I’m somewhat confused on your analysis of the private consumption of the US. It seems that you say it’s bad that private consumption is such a high portion of GDP but don’t necessarily specify why or what affect that percentage has on our recovery.
If you think that private consumption is a bad sign for recover, I have to disagree. Right now what our economy needs most in an increase in consumption, preferably private (although government seems to be the only real options) so business becomes more profitable and can begun running at full capacity again, thus rehiring more workers and fixing our unemployment woes.
Edwin,
Thanks for your comment. I’ll try to elaborate on what I meant.
I do agree with you that higher private consumption can help businesses become more profitable, driving the economy upward. However, in the US, throughout the long economic growth period of the 80′s, 90′s and 00′s, private consumption in the US has inched higher and higher, becoming a bigger piece of the GDP pie (a little over two-thirds now). One of the biggest problems with this trend is the growing trade deficit. Since the mid 1980s, the US has continued to accumulate deficit in tradeable goods, especially with Asian countries like China and Japan.

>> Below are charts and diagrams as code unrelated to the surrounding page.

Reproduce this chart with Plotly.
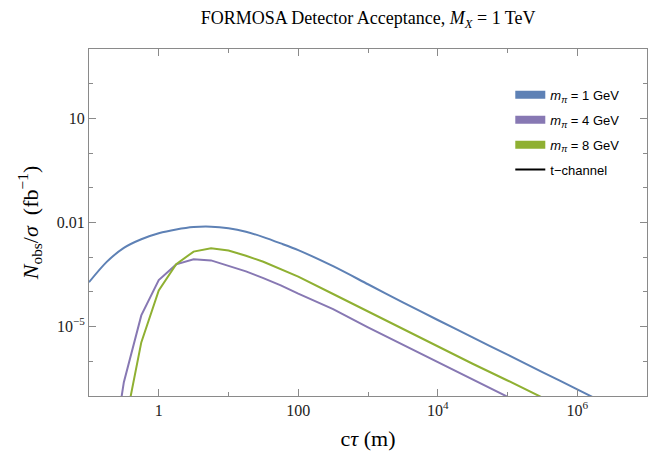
import plotly.graph_objects as go

# c*tau values (m), sampled at quarter decades up to 100 m, then half decades
ctau = [0.1, 0.178, 0.316, 0.562, 1, 1.78, 3.16, 5.62, 10, 17.8, 31.6, 56.2,
        100, 316, 1000, 3160, 1e4, 3.16e4, 1e5, 3.16e5, 1e6, 3.16e6, 1e7]

# N_obs / sigma (fb^-1)
m1_gev = [1.9e-4, 7.2e-4, 1.86e-3, 3.3e-3, 4.9e-3, 6.3e-3, 7.4e-3, 7.6e-3, 6.8e-3,
          5.4e-3, 3.8e-3, 2.5e-3, 1.6e-3, 5.5e-4, 1.66e-4, 5.0e-5, 1.55e-5, 4.9e-6,
          1.55e-6, 4.9e-7, 1.55e-7, 4.9e-8, 1.55e-8]
m4_gev = [None, 1.6e-10, 2.5e-7, 2.1e-5, 2.2e-4, 6.2e-4, 8.7e-4, 8.1e-4, 5.75e-4,
          3.9e-4, 2.5e-4, 1.55e-4, 8.9e-5, 3.2e-5, 9.5e-6, 3.0e-6, 9.1e-7, 3.0e-7,
          9.3e-8, 3.0e-8, 9.5e-9, 3.0e-9, 9.5e-10]
m8_gev = [None, None, 1.0e-8, 3.5e-6, 1.1e-4, 6.3e-4, 1.45e-3, 1.8e-3, 1.55e-3,
          1.1e-3, 7.4e-4, 4.5e-4, 2.75e-4, 8.7e-5, 2.7e-5, 8.5e-6, 2.6e-6, 8.5e-7,
          2.8e-7, 9.3e-8, 3.0e-8, 9.5e-9, 3.0e-9]

series_names = ["<i>m</i><sub><i>π</i></sub> = 1 GeV",
                "<i>m</i><sub><i>π</i></sub> = 4 GeV",
                "<i>m</i><sub><i>π</i></sub> = 8 GeV"]
series_values = [m1_gev, m4_gev, m8_gev]
series_colors = ["#5E81B5", "#8778B3", "#8FB032"]
series_shapes = ["spline", "linear", "linear"]

x_tickvals = [1, 100, 1e4, 1e6]
x_ticktext = ["1", "100", "10<sup>4</sup>", "10<sup>6</sup>"]
x_minor = [0.1, 10, 1000, 1e5, 1e7]
y_tickvals = [10, 0.01, 1e-5]
y_ticktext = ["10", "0.01", "10<sup>−5</sup>"]
y_minor = [1000, 100, 1, 0.1, 1e-3, 1e-4, 1e-6, 1e-7]

serif = "Liberation Serif, Times New Roman, serif"
sans = "Liberation Sans, Arial, sans-serif"
frame = "#8a8a8a"

fig = go.Figure()
for name, vals, col, shp in zip(series_names, series_values, series_colors, series_shapes):
    fig.add_trace(go.Scatter(x=ctau, y=vals, mode="lines", showlegend=False,
                             line=dict(color=col, width=2, shape=shp, smoothing=0.8),
                             connectgaps=False))
# legend swatches
for i, (name, col) in enumerate(zip(series_names, series_colors)):
    fig.add_trace(go.Scatter(x=[None], y=[None], mode="lines", name=name,
                             legendgroup=f"g{i}",
                             line=dict(color=col, width=8)))
fig.add_trace(go.Scatter(x=[None], y=[None], mode="lines", name="t−channel",
                         legendgroup="g3", line=dict(color="black", width=2)))

axis_common = dict(type="log", showgrid=False, zeroline=False, showline=True,
                   linecolor=frame, linewidth=1, mirror="ticks", ticks="inside",
                   ticklen=7, tickcolor=frame, tickwidth=1,
                   tickfont=dict(family=serif, size=16, color="#222"))

fig.update_layout(
    width=654, height=460,
    margin=dict(l=89, r=7, t=49, b=64),
    paper_bgcolor="white", plot_bgcolor="white",
    title=dict(text="FORMOSA Detector Acceptance, <i>M</i><sub><i>X</i></sub> = 1 TeV",
               x=0.563, xanchor="center", y=0.962, yanchor="middle",
               font=dict(family=serif, size=18, color="black")),
    xaxis=dict(range=[-1, 7], tickmode="array", tickvals=x_tickvals, ticktext=x_ticktext,
               minor=dict(tickvals=x_minor, ticks="inside", ticklen=4, tickcolor=frame),
               title=dict(text="c<i>τ</i> (m)", standoff=12,
                          font=dict(family=serif, size=22, color="black")),
               **axis_common),
    yaxis=dict(range=[-7, 3], tickmode="array", tickvals=y_tickvals, ticktext=y_ticktext,
               minor=dict(tickvals=y_minor, ticks="inside", ticklen=4, tickcolor=frame),
               title=dict(text="<i>N</i><sub>obs</sub>/<i>σ</i>  (fb<sup>−1</sup>)", standoff=12,
                          font=dict(family=serif, size=22, color="black")),
               **axis_common),
    legend=dict(x=0.755, y=0.911, xanchor="left", yanchor="top",
                bgcolor="rgba(0,0,0,0)", tracegroupgap=5, traceorder="grouped",
                font=dict(family=sans, size=13, color="black")),
)

fig.write_html("out.html", config={"displayModeBar": False},
               post_script="document.body.style.margin='0';")
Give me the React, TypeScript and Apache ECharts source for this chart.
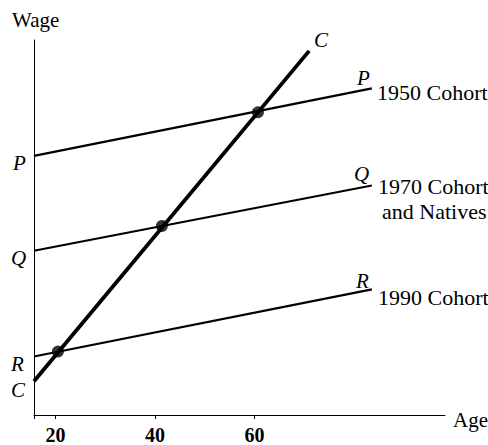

These countries now hold large sums of US debt that has funded the consumption. Countries with a higher savings rate (Canada, Japan, China) tend to have trade surpluses. Many economists believe that GDP and employment can be dragged down by a large deficit in the long run.
Thus I’m advocating for a rebalancing of the GDP pie, where the majority of growth is not driven by private consumption, but by investments and exports.
A rebalancing away from consumption could help sustain a more long-term recovery.
Y.S., I think one unique aspect of the US economy that is affecting this offset ratio is the significance of financial institutions and financial services in our economy. We have so many different “investment” products which no longer really do the job that investments traditionally do for an economy (as was widely seen in this great recession).
I would be curious what our GDP would look like if we got this industry under control.